→ Task details
Copy each line exactly. Drop every picture.

→ Dataset section
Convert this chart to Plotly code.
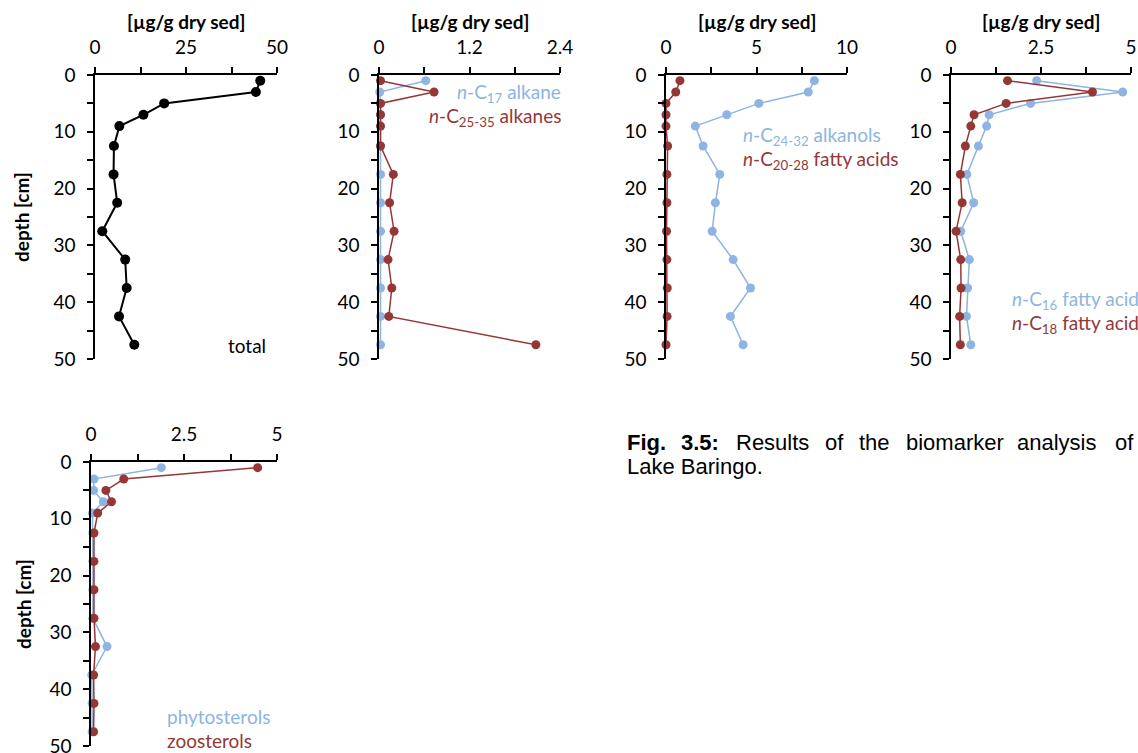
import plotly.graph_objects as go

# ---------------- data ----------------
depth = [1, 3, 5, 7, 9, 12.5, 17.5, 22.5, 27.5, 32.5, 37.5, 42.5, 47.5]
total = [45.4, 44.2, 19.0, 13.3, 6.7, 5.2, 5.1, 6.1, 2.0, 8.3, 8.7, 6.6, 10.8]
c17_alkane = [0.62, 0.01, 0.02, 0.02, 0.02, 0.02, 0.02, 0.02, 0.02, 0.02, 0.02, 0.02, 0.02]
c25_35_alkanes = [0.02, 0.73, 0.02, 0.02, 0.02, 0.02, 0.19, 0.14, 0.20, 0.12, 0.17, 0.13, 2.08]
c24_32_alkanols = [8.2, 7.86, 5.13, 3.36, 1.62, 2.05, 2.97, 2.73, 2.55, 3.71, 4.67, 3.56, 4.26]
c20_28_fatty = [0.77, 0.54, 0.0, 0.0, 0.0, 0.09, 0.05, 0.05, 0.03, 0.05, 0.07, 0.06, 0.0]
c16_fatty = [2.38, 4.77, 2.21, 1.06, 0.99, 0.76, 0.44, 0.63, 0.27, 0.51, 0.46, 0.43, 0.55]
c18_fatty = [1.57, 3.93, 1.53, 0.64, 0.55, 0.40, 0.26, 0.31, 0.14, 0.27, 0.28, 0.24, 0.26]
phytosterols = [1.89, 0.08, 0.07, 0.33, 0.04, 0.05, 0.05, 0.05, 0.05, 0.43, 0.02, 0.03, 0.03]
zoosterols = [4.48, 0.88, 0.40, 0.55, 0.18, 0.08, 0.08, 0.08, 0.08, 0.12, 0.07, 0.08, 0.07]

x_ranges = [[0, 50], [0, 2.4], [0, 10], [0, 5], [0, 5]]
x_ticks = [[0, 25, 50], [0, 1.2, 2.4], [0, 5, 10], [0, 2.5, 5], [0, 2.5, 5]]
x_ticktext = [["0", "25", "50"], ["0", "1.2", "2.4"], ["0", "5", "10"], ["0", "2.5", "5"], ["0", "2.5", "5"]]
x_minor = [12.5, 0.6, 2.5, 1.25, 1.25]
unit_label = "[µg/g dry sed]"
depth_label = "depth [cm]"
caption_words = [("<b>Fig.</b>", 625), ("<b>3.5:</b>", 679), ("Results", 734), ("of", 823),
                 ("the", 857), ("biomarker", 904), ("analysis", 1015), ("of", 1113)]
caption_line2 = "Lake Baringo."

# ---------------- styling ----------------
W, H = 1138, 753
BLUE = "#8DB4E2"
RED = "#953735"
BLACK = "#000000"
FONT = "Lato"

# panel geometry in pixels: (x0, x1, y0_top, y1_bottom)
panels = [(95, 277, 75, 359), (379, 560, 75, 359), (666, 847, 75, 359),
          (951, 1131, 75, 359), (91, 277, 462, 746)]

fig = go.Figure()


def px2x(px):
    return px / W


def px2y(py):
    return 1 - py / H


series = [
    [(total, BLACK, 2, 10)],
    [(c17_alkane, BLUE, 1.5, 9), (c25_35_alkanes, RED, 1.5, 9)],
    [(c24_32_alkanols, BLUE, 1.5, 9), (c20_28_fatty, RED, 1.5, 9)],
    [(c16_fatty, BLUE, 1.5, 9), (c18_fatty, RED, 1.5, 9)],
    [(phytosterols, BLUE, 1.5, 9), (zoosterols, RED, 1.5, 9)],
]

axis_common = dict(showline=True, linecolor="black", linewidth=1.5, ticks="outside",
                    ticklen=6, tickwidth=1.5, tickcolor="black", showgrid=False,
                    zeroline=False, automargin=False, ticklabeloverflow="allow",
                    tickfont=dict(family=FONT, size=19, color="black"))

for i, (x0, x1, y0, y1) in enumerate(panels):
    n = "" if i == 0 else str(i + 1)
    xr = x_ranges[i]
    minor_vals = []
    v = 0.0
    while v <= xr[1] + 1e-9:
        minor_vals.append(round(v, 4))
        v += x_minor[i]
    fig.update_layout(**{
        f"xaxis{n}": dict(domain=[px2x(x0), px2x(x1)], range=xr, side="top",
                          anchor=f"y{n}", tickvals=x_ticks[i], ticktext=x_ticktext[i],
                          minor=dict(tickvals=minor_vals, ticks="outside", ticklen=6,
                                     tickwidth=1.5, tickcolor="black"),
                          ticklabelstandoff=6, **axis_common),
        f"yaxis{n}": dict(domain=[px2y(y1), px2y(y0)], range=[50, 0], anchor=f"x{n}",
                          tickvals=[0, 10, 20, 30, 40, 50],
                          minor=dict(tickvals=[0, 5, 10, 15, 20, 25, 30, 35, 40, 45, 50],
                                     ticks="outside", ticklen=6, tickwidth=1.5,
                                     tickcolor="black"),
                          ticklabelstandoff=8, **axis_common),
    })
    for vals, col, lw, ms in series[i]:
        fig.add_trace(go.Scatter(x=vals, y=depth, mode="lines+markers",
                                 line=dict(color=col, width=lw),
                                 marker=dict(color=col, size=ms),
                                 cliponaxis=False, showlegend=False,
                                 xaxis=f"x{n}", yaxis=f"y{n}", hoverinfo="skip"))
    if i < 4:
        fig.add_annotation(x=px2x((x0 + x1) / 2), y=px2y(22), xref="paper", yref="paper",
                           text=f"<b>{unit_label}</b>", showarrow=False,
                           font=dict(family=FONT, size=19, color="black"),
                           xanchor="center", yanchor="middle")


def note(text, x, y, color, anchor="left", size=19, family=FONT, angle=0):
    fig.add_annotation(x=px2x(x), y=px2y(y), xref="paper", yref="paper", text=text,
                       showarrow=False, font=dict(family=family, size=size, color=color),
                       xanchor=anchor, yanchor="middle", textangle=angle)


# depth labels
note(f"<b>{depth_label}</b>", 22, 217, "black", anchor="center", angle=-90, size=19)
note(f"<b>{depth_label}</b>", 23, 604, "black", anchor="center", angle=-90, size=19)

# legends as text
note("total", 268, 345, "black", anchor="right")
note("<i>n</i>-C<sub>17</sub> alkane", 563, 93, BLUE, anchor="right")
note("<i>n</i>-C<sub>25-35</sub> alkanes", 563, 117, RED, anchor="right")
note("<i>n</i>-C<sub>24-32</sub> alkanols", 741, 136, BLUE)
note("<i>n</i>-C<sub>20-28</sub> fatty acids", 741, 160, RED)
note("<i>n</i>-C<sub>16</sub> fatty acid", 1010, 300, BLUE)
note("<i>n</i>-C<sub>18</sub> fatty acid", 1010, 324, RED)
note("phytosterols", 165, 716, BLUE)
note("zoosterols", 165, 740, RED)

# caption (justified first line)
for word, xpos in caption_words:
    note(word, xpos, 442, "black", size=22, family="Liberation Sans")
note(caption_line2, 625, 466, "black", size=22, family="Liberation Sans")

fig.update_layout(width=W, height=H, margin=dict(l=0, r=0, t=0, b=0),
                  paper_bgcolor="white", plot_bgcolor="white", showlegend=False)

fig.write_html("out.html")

→ Output of the task
Convert this chart to Plotly code.
import plotly.graph_objects as go

# ---------------- data ----------------
depth = [1, 3, 5, 7, 9, 12.5, 17.5, 22.5, 27.5, 32.5, 37.5, 42.5, 47.5]
total = [45.4, 44.2, 19.0, 13.3, 6.7, 5.2, 5.1, 6.1, 2.0, 8.3, 8.7, 6.6, 10.8]
c17_alkane = [0.62, 0.01, 0.02, 0.02, 0.02, 0.02, 0.02, 0.02, 0.02, 0.02, 0.02, 0.02, 0.02]
c25_35_alkanes = [0.02, 0.73, 0.02, 0.02, 0.02, 0.02, 0.19, 0.14, 0.20, 0.12, 0.17, 0.13, 2.08]
c24_32_alkanols = [8.2, 7.86, 5.13, 3.36, 1.62, 2.05, 2.97, 2.73, 2.55, 3.71, 4.67, 3.56, 4.26]
c20_28_fatty = [0.77, 0.54, 0.0, 0.0, 0.0, 0.09, 0.05, 0.05, 0.03, 0.05, 0.07, 0.06, 0.0]
c16_fatty = [2.38, 4.77, 2.21, 1.06, 0.99, 0.76, 0.44, 0.63, 0.27, 0.51, 0.46, 0.43, 0.55]
c18_fatty = [1.57, 3.93, 1.53, 0.64, 0.55, 0.40, 0.26, 0.31, 0.14, 0.27, 0.28, 0.24, 0.26]
phytosterols = [1.89, 0.08, 0.07, 0.33, 0.04, 0.05, 0.05, 0.05, 0.05, 0.43, 0.02, 0.03, 0.03]
zoosterols = [4.48, 0.88, 0.40, 0.55, 0.18, 0.08, 0.08, 0.08, 0.08, 0.12, 0.07, 0.08, 0.07]

x_ranges = [[0, 50], [0, 2.4], [0, 10], [0, 5], [0, 5]]
x_ticks = [[0, 25, 50], [0, 1.2, 2.4], [0, 5, 10], [0, 2.5, 5], [0, 2.5, 5]]
x_ticktext = [["0", "25", "50"], ["0", "1.2", "2.4"], ["0", "5", "10"], ["0", "2.5", "5"], ["0", "2.5", "5"]]
x_minor = [12.5, 0.6, 2.5, 1.25, 1.25]
unit_label = "[µg/g dry sed]"
depth_label = "depth [cm]"
caption_words = [("<b>Fig.</b>", 625), ("<b>3.5:</b>", 679), ("Results", 734), ("of", 823),
                 ("the", 857), ("biomarker", 904), ("analysis", 1015), ("of", 1113)]
caption_line2 = "Lake Baringo."

# ---------------- styling ----------------
W, H = 1138, 753
BLUE = "#8DB4E2"
RED = "#953735"
BLACK = "#000000"
FONT = "Lato"

# panel geometry in pixels: (x0, x1, y0_top, y1_bottom)
panels = [(95, 277, 75, 359), (379, 560, 75, 359), (666, 847, 75, 359),
          (951, 1131, 75, 359), (91, 277, 462, 746)]

fig = go.Figure()


def px2x(px):
    return px / W


def px2y(py):
    return 1 - py / H


series = [
    [(total, BLACK, 2, 10)],
    [(c17_alkane, BLUE, 1.5, 9), (c25_35_alkanes, RED, 1.5, 9)],
    [(c24_32_alkanols, BLUE, 1.5, 9), (c20_28_fatty, RED, 1.5, 9)],
    [(c16_fatty, BLUE, 1.5, 9), (c18_fatty, RED, 1.5, 9)],
    [(phytosterols, BLUE, 1.5, 9), (zoosterols, RED, 1.5, 9)],
]

axis_common = dict(showline=True, linecolor="black", linewidth=1.5, ticks="outside",
                    ticklen=6, tickwidth=1.5, tickcolor="black", showgrid=False,
                    zeroline=False, automargin=False, ticklabeloverflow="allow",
                    tickfont=dict(family=FONT, size=19, color="black"))

for i, (x0, x1, y0, y1) in enumerate(panels):
    n = "" if i == 0 else str(i + 1)
    xr = x_ranges[i]
    minor_vals = []
    v = 0.0
    while v <= xr[1] + 1e-9:
        minor_vals.append(round(v, 4))
        v += x_minor[i]
    fig.update_layout(**{
        f"xaxis{n}": dict(domain=[px2x(x0), px2x(x1)], range=xr, side="top",
                          anchor=f"y{n}", tickvals=x_ticks[i], ticktext=x_ticktext[i],
                          minor=dict(tickvals=minor_vals, ticks="outside", ticklen=6,
                                     tickwidth=1.5, tickcolor="black"),
                          ticklabelstandoff=6, **axis_common),
        f"yaxis{n}": dict(domain=[px2y(y1), px2y(y0)], range=[50, 0], anchor=f"x{n}",
                          tickvals=[0, 10, 20, 30, 40, 50],
                          minor=dict(tickvals=[0, 5, 10, 15, 20, 25, 30, 35, 40, 45, 50],
                                     ticks="outside", ticklen=6, tickwidth=1.5,
                                     tickcolor="black"),
                          ticklabelstandoff=8, **axis_common),
    })
    for vals, col, lw, ms in series[i]:
        fig.add_trace(go.Scatter(x=vals, y=depth, mode="lines+markers",
                                 line=dict(color=col, width=lw),
                                 marker=dict(color=col, size=ms),
                                 cliponaxis=False, showlegend=False,
                                 xaxis=f"x{n}", yaxis=f"y{n}", hoverinfo="skip"))
    if i < 4:
        fig.add_annotation(x=px2x((x0 + x1) / 2), y=px2y(22), xref="paper", yref="paper",
                           text=f"<b>{unit_label}</b>", showarrow=False,
                           font=dict(family=FONT, size=19, color="black"),
                           xanchor="center", yanchor="middle")


def note(text, x, y, color, anchor="left", size=19, family=FONT, angle=0):
    fig.add_annotation(x=px2x(x), y=px2y(y), xref="paper", yref="paper", text=text,
                       showarrow=False, font=dict(family=family, size=size, color=color),
                       xanchor=anchor, yanchor="middle", textangle=angle)


# depth labels
note(f"<b>{depth_label}</b>", 22, 217, "black", anchor="center", angle=-90, size=19)
note(f"<b>{depth_label}</b>", 23, 604, "black", anchor="center", angle=-90, size=19)

# legends as text
note("total", 268, 345, "black", anchor="right")
note("<i>n</i>-C<sub>17</sub> alkane", 563, 93, BLUE, anchor="right")
note("<i>n</i>-C<sub>25-35</sub> alkanes", 563, 117, RED, anchor="right")
note("<i>n</i>-C<sub>24-32</sub> alkanols", 741, 136, BLUE)
note("<i>n</i>-C<sub>20-28</sub> fatty acids", 741, 160, RED)
note("<i>n</i>-C<sub>16</sub> fatty acid", 1010, 300, BLUE)
note("<i>n</i>-C<sub>18</sub> fatty acid", 1010, 324, RED)
note("phytosterols", 165, 716, BLUE)
note("zoosterols", 165, 740, RED)

# caption (justified first line)
for word, xpos in caption_words:
    note(word, xpos, 442, "black", size=22, family="Liberation Sans")
note(caption_line2, 625, 466, "black", size=22, family="Liberation Sans")

fig.update_layout(width=W, height=H, margin=dict(l=0, r=0, t=0, b=0),
                  paper_bgcolor="white", plot_bgcolor="white", showlegend=False)

fig.write_html("out.html")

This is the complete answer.